For three weeks, Galerie Jos Depypere has the honor of presenting a retrospective exhibition dedicated to Yvan Theys, on view from March 7 until March 29 2026.
The exhibition brings together a selection of masterpieces created between 1970 and 1995, offering visitors a unique opportunity to rediscover the powerful and distinctive oeuvre of one of the key figures of postwar Belgian art.
Yvan Theys (Marke, 1936 – 2005) was a leading Belgian artist who, over the course of more than forty years, developed a powerful, idiosyncratic, and coherent body of work situated at the intersection of figuration and abstraction. As a painter, draughtsman, printmaker, and later also a sculptor, he is considered one of the most important figures in postwar Belgian art. His work reflects a continuous search for a visual language in which physicality, thought, and emotion question and reinforce one another.
Theys studied at Sint-Lucas in Tournai, where he himself began teaching as early as 1959. He was a student of Eugène Dodeigne and maintained close friendships with artists such as Eugène Leroy.
In the 1960s he developed into an artist who consciously distanced himself from both purely academic figuration and strict abstraction. Although he was associated with the movement of New Figuration, he gave it a distinctly personal and existential interpretation.
A central premise in his work was the observation that human beings never perceive a figure or reality in its entirety. He translated this experience of partial perception into visual form by fragmenting the body, for example in depictions of seated figures.
From this insight emerged a visual language in which monumental figures, archetypal forms, and geometric signs coexist with an expressive, sometimes rough formal vocabulary. His work is permeated with symbolism and carries a palpable human and psychological tension.
Theys deliberately refused to exploit a single fixed style. His artistic practice was rather a continuous dialogue with art history and with painting itself.
He drew inspiration from diverse sources from the Flemish Primitives and Rubens to Expressionism, Cobra, and especially Picassowithout ever becoming derivative.
In 1963, Yvan Theys participated in a joint exhibition with Roger Raveel and Raoul De Keyser Wyckaert. A year later he was awarded the Prix de Rome, a key moment that marked his national and international breakthrough.

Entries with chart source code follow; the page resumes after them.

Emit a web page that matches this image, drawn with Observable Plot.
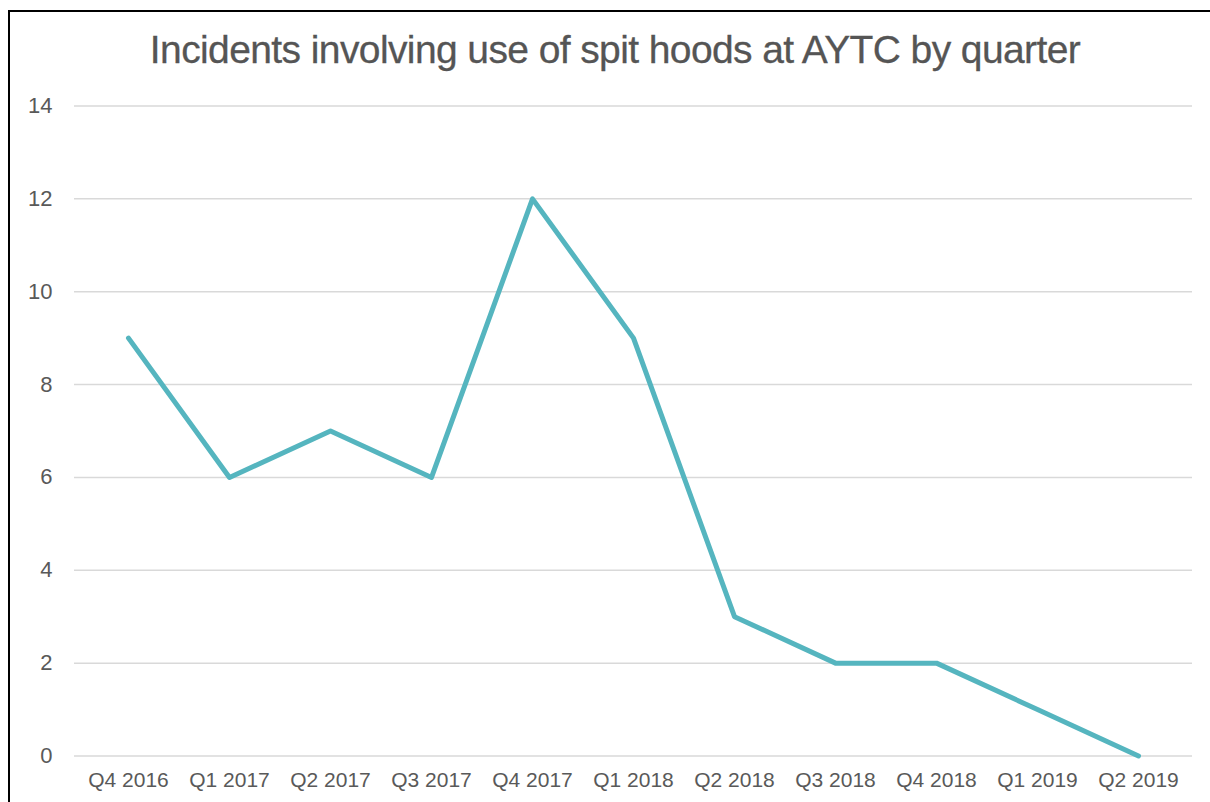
<!DOCTYPE html>
<html>
<head>
<meta charset="utf-8">
<script src="https://cdn.jsdelivr.net/npm/d3@7"></script>
<script src="https://cdn.jsdelivr.net/npm/@observablehq/plot@0.6"></script>
<style>
  html, body { margin: 0; padding: 0; background: #fff; width: 1210px; height: 802px; overflow: hidden; }
  #wrap { position: relative; width: 1210px; height: 802px; }
  #frame { position: absolute; left: 8px; top: 10px; width: 1210px; height: 800px; border-left: 2px solid #000; border-top: 2px solid #000; }
  #title { position: absolute; left: 0; top: 27px; width: 1230px; text-align: center; font-family: "Liberation Sans", Arial, sans-serif; font-size: 39px; line-height: 45px; color: #555555; letter-spacing: -0.6px; -webkit-text-stroke: 0.3px #555555; }
  #chart { position: absolute; left: 0; top: 0; }
  #chart svg text { font-family: "Liberation Sans", Arial, sans-serif; }
</style>
</head>
<body>
<div id="wrap">
  <div id="frame"></div>
  <div id="title">Incidents involving use of spit hoods at AYTC by quarter</div>
  <div id="chart"></div>
</div>
<script>
const quarters = ["Q4 2016", "Q1 2017", "Q2 2017", "Q3 2017", "Q4 2017", "Q1 2018", "Q2 2018", "Q3 2018", "Q4 2018", "Q1 2019", "Q2 2019"];
const incidents = [9, 6, 7, 6, 12, 9, 3, 2, 2, 1, 0];
const yTicks = [0, 2, 4, 6, 8, 10, 12, 14];

const data = quarters.map((q, i) => ({quarter: q, value: incidents[i]}));

const chart = Plot.plot({
  width: 1210,
  height: 802,
  marginTop: 105.5,
  marginBottom: 46.5,
  marginLeft: 74,
  marginRight: 18,
  style: {background: "transparent", fontSize: "21px", color: "#595959", overflow: "visible"},
  x: {type: "point", domain: quarters, padding: 0.5, label: null},
  y: {domain: [0, 14], label: null},
  marks: [
    Plot.gridY(yTicks, {stroke: "#d9d9d9", strokeOpacity: 1, strokeWidth: 1.5}),
    Plot.axisY(yTicks, {tickSize: 0, tickPadding: 22, label: null, fill: "#595959", fontSize: 22}),
    Plot.axisX({tickSize: 0, tickPadding: 16, label: null, fill: "#595959", fontSize: 21}),
    Plot.line(data, {x: "quarter", y: "value", stroke: "#55b5bf", strokeWidth: 5, strokeLinejoin: "round", strokeLinecap: "round"})
  ]
});
document.getElementById("chart").appendChild(chart);
</script>
</body>
</html>
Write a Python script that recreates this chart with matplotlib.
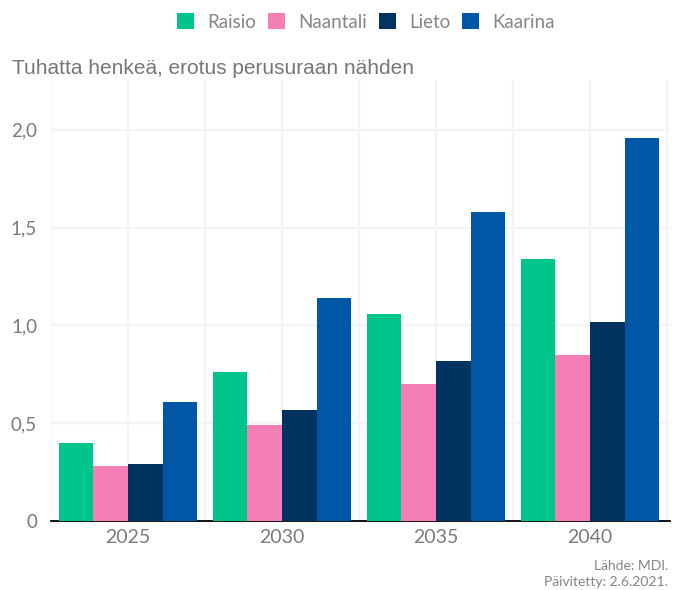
import matplotlib
matplotlib.use("Agg")
import matplotlib.pyplot as plt
import numpy as np
from matplotlib.patches import Patch

years = ["2025", "2030", "2035", "2040"]
series_names = ["Raisio", "Naantali", "Lieto", "Kaarina"]
raisio = [0.40, 0.76, 1.06, 1.34]
naantali = [0.28, 0.49, 0.70, 0.85]
lieto = [0.29, 0.57, 0.82, 1.02]
kaarina = [0.61, 1.14, 1.58, 1.96]
colors = ["#00c58a", "#f47fb6", "#00335f", "#0057a5"]
yticks = [0, 0.5, 1.0, 1.5, 2.0]
ytick_labels = ["0", "0,5", "1,0", "1,5", "2,0"]

plt.rcParams["font.family"] = ["Lato", "DejaVu Sans"]
fig = plt.figure(figsize=(6.76, 5.90), dpi=100)
W, H = 676, 590
ax = fig.add_axes([51 / W, 1 - 521 / H, (670 - 51) / W, (521 - 80) / H])

values = [raisio, naantali, lieto, kaarina]
x = np.arange(len(years))
bw = 0.225
for i, (vals, c) in enumerate(zip(values, colors)):
    ax.bar(x + (i - 1.5) * bw, vals, width=bw, color=c, zorder=3, linewidth=0)

ax.set_xlim(-0.485, 3.52)
ax.set_ylim(0, 2.255)
ax.set_yticks(yticks)
ax.set_yticklabels(ytick_labels)
ax.set_xticks(x)
ax.set_xticklabels(years)
ax.set_xticks(np.arange(-0.5, 4, 1.0), minor=True)
ax.grid(True, which="major", color="#f4f4f4", linewidth=1.6, zorder=0)
ax.grid(True, which="minor", axis="x", color="#f4f4f4", linewidth=1.6, zorder=0)
for s in ["top", "right", "left"]:
    ax.spines[s].set_visible(False)
ax.spines["bottom"].set_color("black")
ax.spines["bottom"].set_linewidth(1.3)
ax.tick_params(axis="both", which="both", length=0, colors="#7a7a7a")
ax.tick_params(axis="y", labelsize=13.5, pad=10)
ax.tick_params(axis="x", labelsize=14, pad=6)

fig.text(12 / W, 1 - 68 / H, "Tuhatta henkeä, erotus perusuraan nähden",
         fontsize=15, color="#767676", family="Liberation Sans", va="center", ha="left")

handles = [Patch(facecolor=c, edgecolor="none") for c in colors]
leg = fig.legend(handles, series_names, loc="center", bbox_to_anchor=(366 / W, 1 - 22 / H),
                 ncol=4, frameon=False, fontsize=13.5, handlelength=0.9, handleheight=0.9,
                 handletextpad=0.7, columnspacing=0.65)
for t in leg.get_texts():
    t.set_color("#858585")

fig.text(668 / W, 1 - 566 / H, "Lähde: MDI.", fontsize=10, color="#858585",
         ha="right", va="center")
fig.text(668 / W, 1 - 582 / H, "Päivitetty: 2.6.2021.", fontsize=10, color="#858585",
         ha="right", va="center")

fig.savefig("out.png", dpi=100)
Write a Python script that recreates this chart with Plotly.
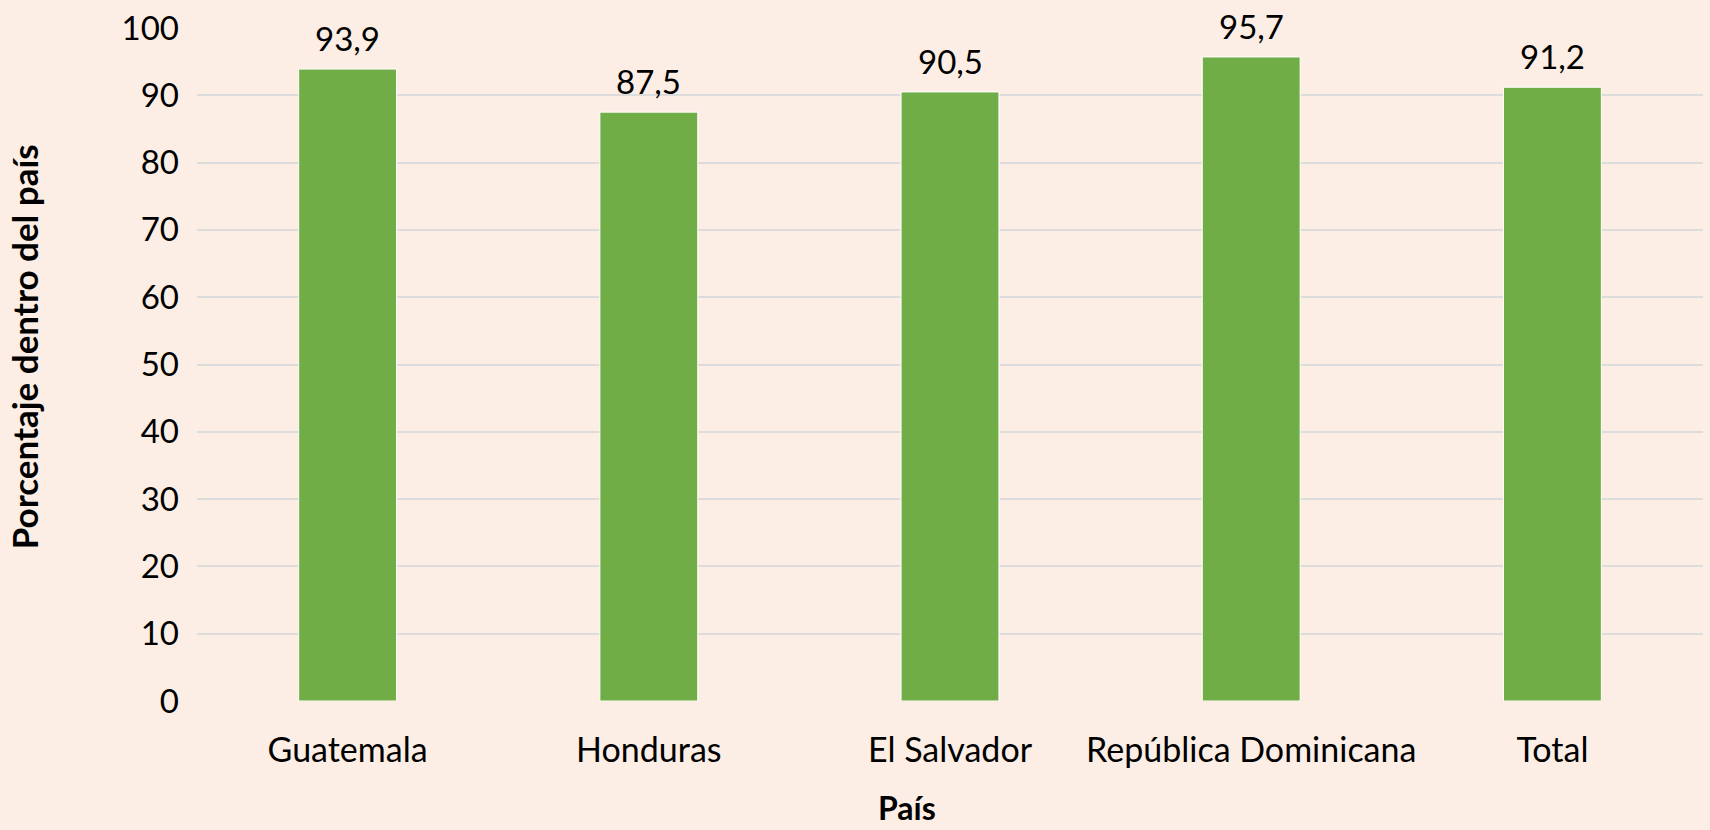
import plotly.graph_objects as go

paises = ["Guatemala", "Honduras", "El Salvador", "República Dominicana", "Total"]
porcentajes = [93.9, 87.5, 90.5, 95.7, 91.2]
etiquetas = [f"{v:.1f}".replace(".", ",") for v in porcentajes]
y_ticks = list(range(0, 101, 10))

bg = "#FCEEE4"
font_family = "Lato, 'Open Sans', sans-serif"

fig = go.Figure()
fig.add_trace(go.Bar(
    x=paises, y=porcentajes,
    marker=dict(color="#70AD47", line=dict(color="white", width=1)),
    hoverinfo="skip",
))
for p, v, t in zip(paises, porcentajes, etiquetas):
    fig.add_annotation(x=p, y=v, text=t, showarrow=False, yanchor="bottom",
                       yshift=9, font=dict(size=33, color="#000000", family=font_family))

# axis titles as annotations (positioned like the original)
fig.add_annotation(text="<b>Porcentaje dentro del país</b>", xref="paper", yref="paper",
                   x=-0.1149, y=0.527, xanchor="center", yanchor="middle", textangle=-90,
                   showarrow=False, font=dict(size=35, color="#000000", family=font_family))
fig.add_annotation(text="<b>País</b>", xref="paper", yref="paper",
                   x=0.4714, y=-0.1893, xanchor="center", yanchor="bottom", borderpad=0,
                   showarrow=False, font=dict(size=32, color="#000000", family=font_family))

fig.update_layout(
    width=1710, height=830,
    paper_bgcolor=bg, plot_bgcolor=bg,
    margin=dict(l=197, r=7, t=25, b=129),
    bargap=0.675,
    showlegend=False,
    font=dict(family=font_family, color="#000000"),
    xaxis=dict(
        showgrid=False, showline=False, zeroline=False,
        tickfont=dict(size=34), ticks="", ticklabelstandoff=26,
    ),
    yaxis=dict(
        range=[0, 100], tickvals=y_ticks, showgrid=True, gridcolor="#DCDCDC",
        gridwidth=1.5, zeroline=False, showline=False,
        tickfont=dict(size=33), ticks="", ticklabelstandoff=17,
    ),
)
fig.write_html("out.html", config={"displayModeBar": False},
               post_script="document.body.style.margin='0';document.body.style.background='%s';" % bg)
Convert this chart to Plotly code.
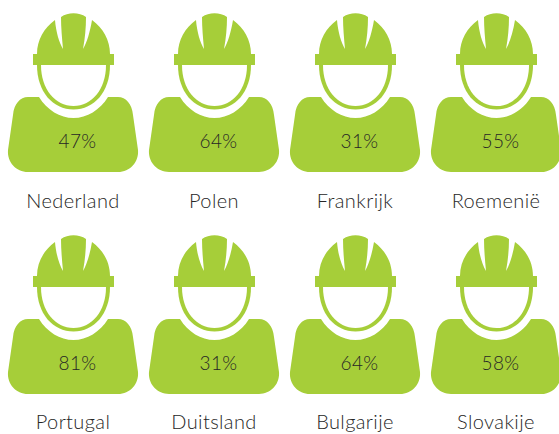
import plotly.graph_objects as go

countries = ["Nederland", "Polen", "Frankrijk", "Roemenië", "Portugal", "Duitsland", "Bulgarije", "Slovakije"]
percentages = [47, 64, 31, 55, 81, 31, 64, 58]

GREEN = "#A6CE39"
TEXT = "#262626"
COLS = [73, 214, 355, 496]
ROWS = [0, 222]
CX = 73.5

# icon outlines, drawn in the first cell's pixel frame and shifted per cell
HAT = [("M", 37, 54), ("C", 37, 40, 44, 28, 55, 20), ("C", 56, 32, 59, 42, 63, 49), ("C", 62, 38, 61, 28, 61, 17),
       ("C", 68, 12, 79, 12, 86, 17), ("C", 86, 28, 85, 38, 83, 49), ("C", 87, 42, 90, 32, 92, 20),
       ("C", 103, 28, 110, 40, 110, 54), ("Z",)]
BRIM = [("M", 33, 54), ("L", 114, 54), ("L", 114, 65), ("L", 33, 65), ("Z",)]
RING = [("M", 37, 65), ("C", 37, 92, 53, 109.5, 73.5, 109.5), ("C", 94, 109.5, 110, 92, 110, 65), ("Z",)]
FACE = [("M", 41, 65), ("C", 41, 89, 55, 106, 73.5, 106), ("C", 92, 106, 106, 89, 106, 65), ("Z",)]
BODY = [("M", 28, 97), ("L", 39, 97), ("C", 47, 110, 60, 118, 73.5, 118), ("C", 87, 118, 100, 110, 108, 97),
        ("L", 118, 97), ("C", 126, 97, 132, 104, 133, 115), ("L", 138, 150), ("C", 139, 162, 130, 172, 118, 172),
        ("L", 28, 172), ("C", 16, 172, 7, 162, 8, 150), ("L", 13, 115), ("C", 14, 104, 20, 97, 28, 97), ("Z",)]


def path(cmds, dx, dy):
    out = []
    for c in cmds:
        nums = c[1:]
        pts = [f"{nums[i] + dx},{nums[i + 1] + dy}" for i in range(0, len(nums), 2)]
        out.append(c[0] + " ".join(pts))
    return " ".join(out)


shapes = []
xs, xs_val, ys_val, ys_lab = [], [], [], []
for i in range(len(countries)):
    cx = COLS[i % 4]
    ry = ROWS[i // 4]
    dx = cx - CX + 0.5
    for cmds, col in ((BODY, GREEN), (HAT, GREEN), (BRIM, GREEN), (RING, GREEN), (FACE, "white")):
        shapes.append(dict(type="path", path=path(cmds, dx, ry), xref="x", yref="y",
                           fillcolor=col, line=dict(width=0), layer="below"))
    xs.append(cx)
    xs_val.append(cx + 4.5)
    ys_val.append(143 + ry)
    ys_lab.append(203 + ry - i // 4)

fig = go.Figure()
fig.add_trace(go.Scatter(x=xs_val, y=ys_val, mode="text", text=[f"{v}%" for v in percentages], cliponaxis=False,
                         textfont=dict(family="Lato", size=19, color=TEXT, weight=300), hoverinfo="skip"))
fig.add_trace(go.Scatter(x=xs, y=ys_lab, mode="text", text=countries, cliponaxis=False,
                         textfont=dict(family="Lato", size=20, color=TEXT, weight=300), hoverinfo="skip"))
fig.update_layout(width=559, height=434, margin=dict(l=0, r=0, t=0, b=0), showlegend=False,
                  paper_bgcolor="white", plot_bgcolor="white", shapes=shapes,
                  xaxis=dict(range=[0, 559], visible=False), yaxis=dict(range=[434, 0], visible=False))
fig.write_html("out.html", config=dict(displayModeBar=False),
               post_script="document.body.style.margin='0';document.documentElement.style.overflow='hidden';"
                           "document.querySelectorAll('.textpoint text').forEach(t=>t.style.letterSpacing='0.4px');")
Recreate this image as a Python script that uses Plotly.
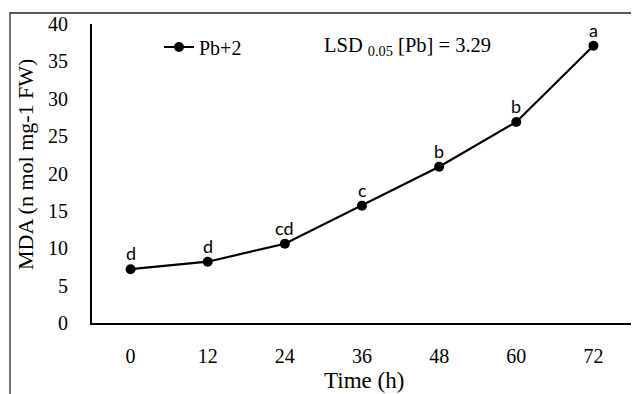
import plotly.graph_objects as go

time_labels = ["0", "12", "24", "36", "48", "60", "72"]
mda_values = [7.2, 8.2, 10.6, 15.7, 20.9, 26.9, 37.1]
letters = ["d", "d", "cd", "c", "b", "b", "a"]
series_name = "Pb+2"
lsd_text = "LSD <sub>0.05</sub> [Pb] = 3.29"
x_title = "Time (h)"
y_title = "MDA (n mol mg-1 FW)"

SERIF = "Liberation Serif, Times New Roman, serif"
OFF = 8  # page body margin
L, R, T, B = 92, 632, 24, 323  # plot area in screen pixels
W, H = R - L, B - T
FW, FH = 639 - OFF, 394 - OFF


def px(x):
    return (x - L) / W


def py(y):
    return (B - y) / H


fig = go.Figure()
fig.add_trace(go.Scatter(
    x=time_labels, y=mda_values, mode="lines+markers", name=series_name,
    line=dict(color="black", width=2.2),
    marker=dict(color="black", size=10),
))

for i, (yv, lt) in enumerate(zip(mda_values, letters)):
    fig.add_annotation(x=i, y=yv, text=lt, showarrow=False, yshift=16,
                       font=dict(family="Lato, Open Sans, sans-serif", size=18, color="black"))

fig.add_annotation(xref="paper", yref="paper", x=px(322), y=py(47),
                   xanchor="left", yanchor="middle", text=lsd_text, showarrow=False,
                   font=dict(family=SERIF, size=20.5, color="black"))

fig.add_annotation(xref="paper", yref="paper", x=px(25), y=py(165),
                   xanchor="center", yanchor="middle", text=y_title, textangle=-90,
                   showarrow=False, font=dict(family=SERIF, size=22, color="black"))

fig.add_annotation(xref="paper", yref="paper", x=px(364), y=py(380),
                   xanchor="center", yanchor="middle", text=x_title,
                   showarrow=False, font=dict(family=SERIF, size=23, color="black"))

# outer frame (partial, as in reference)
fig.add_shape(type="line", xref="paper", yref="paper",
              x0=px(10), x1=px(645), y0=py(13), y1=py(13),
              line=dict(color="#5a5a5a", width=2))
fig.add_shape(type="line", xref="paper", yref="paper",
              x0=px(10), x1=px(10), y0=py(12), y1=py(400),
              line=dict(color="#444444", width=1.5))

fig.update_layout(
    width=FW, height=FH,
    margin=dict(l=L - OFF, r=639 - R, t=T - OFF, b=394 - B, autoexpand=False),
    paper_bgcolor="white", plot_bgcolor="white",
    showlegend=True,
    legend=dict(x=px(159), y=py(47), xanchor="left", yanchor="middle",
                bgcolor="rgba(0,0,0,0)", font=dict(family=SERIF, size=20, color="black")),
    xaxis=dict(type="category", range=[-0.5, 6.5], showline=True, linecolor="black", linewidth=2,
               showgrid=False, ticks="", ticklabelstandoff=14, automargin=False,
               tickfont=dict(family=SERIF, size=20, color="black")),
    yaxis=dict(range=[0, 40], dtick=5, showline=True, linecolor="black", linewidth=2,
               showgrid=False, zeroline=False, ticks="", ticklabelstandoff=18, automargin=False,
               tickfont=dict(family=SERIF, size=20, color="black")),
)

fig.write_html("out.html")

From 1964 onward he followed an intensive exhibition trajectory, with presentations in Spain, Munich, and Amsterdam, among other places.
His international reputation was further deepened through numerous exhibitions in South America, where encounters with other cultures and visual traditions steered his oeuvre in a new direction. In 1983 he was selected for the São Paulo Biennial, followed by a solo exhibition, and in 1986 he took part in the biennials of Tokyo and Kyoto. Later he also exhibited in the United States.
From the early 1980s onward, Theys expanded his artistic practice to include sculpture. In 1980 he created his first sculptures, followed from 1993 by wooden figures and further experiments with various media.
During the 1990s his work evolved increasingly toward abstraction, with a more pronounced use of white. Despite this shift, the human presence remained central, as did the existential themes that continue to permeate his oeuvre.Until his death in 2005, Yvan Theys consistently continued to develop a committed and coherent body of work that raises fundamental questions about the image of humanity, identity, power, and vulnerability.